As tensions between the U.S. and China escalate, the stage is being set for a contest that transcends traditional military theaters. Beijing's recent export restrictions on rare and dual-use materials, including antimony and germanium, signal a calculated move to exploit America’s reliance on critical resources. This is not merely a trade squabble; it is a strategic maneuver in an intensifying tech and defense competition that could have dire consequences for global security and economic stability.
The Strategic Context: A Cold Tech War with Hot Implications
China’s announcement to halt exports of key materials, used not only in semiconductors and renewable energy but also in advanced weapons systems, highlights the nation’s intent to weaponize its dominance over critical supply chains. In 2023, China produced 48% of the world’s antimony and supplied 63% of U.S. imports of the metal. The implications of losing access to such materials during a crisis are stark: U.S. weapons production could grind to a halt just as stockpiles are depleted by engagements in Ukraine and the Middle East.
Meanwhile, Washington has responded with semiconductor export bans and restrictions on high-bandwidth memory chips critical for AI. Yet the latest Chinese countermeasure raises questions about whether the U.S. has done enough to secure alternative supply chains for these indispensable materials.
Historical Lessons: Resource Denial as a Strategic Weapon
History offers sobering parallels. During World War II, access to oil and rubber shaped the Allied and Axis war efforts. Japan’s invasion of Southeast Asia, targeting rubber and tin reserves, was as much a resource war as a territorial expansion. Similarly, the OPEC oil embargo of the 1970s demonstrated the economic chaos that strategic resource denial can inflict. Today’s contest over rare earth elements and critical materials may well become the 21st-century equivalent, but with higher stakes given their role in cutting-edge technology and defense systems.
The Tech and Defense Nexus: America's Vulnerabilities
Antimony and germanium may seem obscure, but their applications are anything but. Antimony strengthens alloys used in armor-piercing bullets, infrared-guided missiles, and night-vision goggles. Germanium is crucial for fiber optics and infrared optics, both essential in modern communications and targeting systems. As Beijing tightens the spigot, it is leveraging its control over these materials to indirectly gather intelligence on U.S. demand patterns—a strategic advantage in any future conflict.
The U.S. is scrambling to secure new sources, with efforts to mine domestic reserves and establish partnerships with allies. However, these initiatives are slow-moving compared to China’s rapid militarization. A war game conducted by the Center for Strategic and International Studies revealed that the U.S. could deplete its missile stockpiles within weeks of a conflict with China over Taiwan. Without reliable access to critical materials, replenishing those arsenals would be a herculean task.

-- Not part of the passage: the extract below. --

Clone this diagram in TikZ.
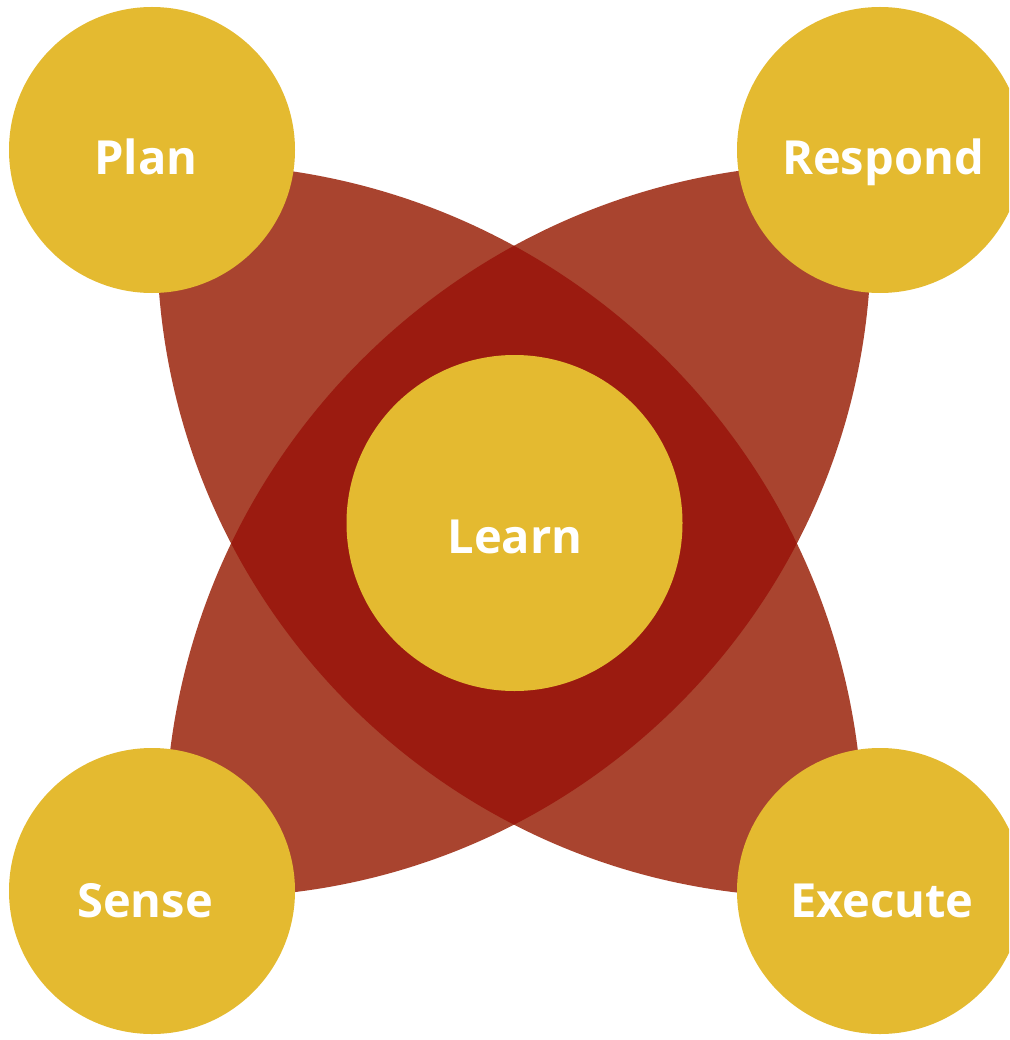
\documentclass[tikz,border=0pt]{standalone}
\usepackage{fontspec}
\setmainfont{Open Sans}
\definecolor{petal}{HTML}{A9442F}
\definecolor{core}{HTML}{9B1B10}
\definecolor{gold}{HTML}{E4BA30}
\begin{document}
\begin{tikzpicture}[x=1pt,y=-1pt,
  disc/.style={circle,fill=gold,inner sep=0pt,minimum size=#1},
  lbl/.style={text=white,font=\fontsize{47}{56}\selectfont\bfseries,anchor=base,inner sep=0pt}]
\useasboundingbox (0,0) rectangle (1009,1040);
\clip (0,0) rectangle (1009,1040);
% petal Plan -- Execute
\begin{scope}
  \clip (193,834) circle[radius=670pt];
  \fill[petal] (814,240) circle[radius=657pt];
\end{scope}
% petal Respond -- Sense
\begin{scope}
  \clip (835,834) circle[radius=670pt];
  \fill[petal] (214,240) circle[radius=657pt];
\end{scope}
% overlap
\begin{scope}
  \clip (193,834) circle[radius=670pt];
  \clip (814,240) circle[radius=657pt];
  \clip (835,834) circle[radius=670pt];
  \fill[core] (214,240) circle[radius=657pt];
\end{scope}
% discs
\node[disc=286pt] (plan) at (152,150) {};
\node[disc=286pt] (respond) at (880,150) {};
\node[disc=286pt] (sense) at (152,891) {};
\node[disc=286pt] (execute) at (880,891) {};
\node[disc=336pt] (learn) at (514.5,523) {};
% labels
\node[lbl] (planlbl) at (146,175) {Plan};
\node[lbl] (respondlbl) at (883,175) {Respond};
\node[lbl] (senselbl) at (145,917) {Sense};
\node[lbl] (executelbl) at (882,917) {Execute};
\node[lbl] (learnlbl) at (515,553) {Learn};
\end{tikzpicture}
\end{document}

Global Dynamics: Alliances and Alternatives
China's move will likely accelerate global efforts to diversify supply chains, but the process is fraught with challenges. Russia, the second-largest producer of antimony, is hardly a viable partner given its geopolitical alignment with Beijing. This leaves the U.S. and its allies scrambling to mine, recycle, and innovate their way out of dependence. Countries like Australia and Canada are stepping up exploration, while Japan and the European Union are investing heavily in recycling technologies and strategic stockpiles.
However, the U.S. must also consider the long-term implications of its own actions. Export controls on semiconductors and AI chips have incentivized China to double down on its domestic production capacities, potentially undermining the West’s technological edge in the long run.
Policy Imperatives: Preparing for the New Resource War
To address these vulnerabilities, the U.S. must adopt a multipronged approach:
Domestic Production: Expedite mining permits and incentivize domestic extraction of critical materials, balancing environmental considerations with national security imperatives.
Allied Collaboration: Strengthen partnerships with resource-rich allies like Australia and Canada through long-term trade agreements and co-investment in mining infrastructure.
Stockpiling: Expand strategic reserves of critical materials, akin to the Strategic Petroleum Reserve, to mitigate short-term supply shocks.
Innovation: Invest in alternatives, such as synthetic materials and recycling technologies, to reduce dependency on foreign sources.
Moreover, policymakers must integrate resource strategy into broader defense planning. As China has shown, control over materials is as vital as troop movements in the modern theater of war.
The Road Ahead: A Test of Strategy and Willpower
The rare metals conflict is a microcosm of the broader U.S.-China rivalry—a contest not just of economies or technologies but of strategic resolve. For Washington, the challenge lies not only in addressing immediate vulnerabilities but also in crafting a long-term strategy that ensures resilience in the face of an increasingly resource-savvy adversary.
In the words of Winston Churchill, “Gentlemen, we have run out of money; now we have to think.” The United States, facing a resource crisis of its own, must now think harder and act faster than ever before.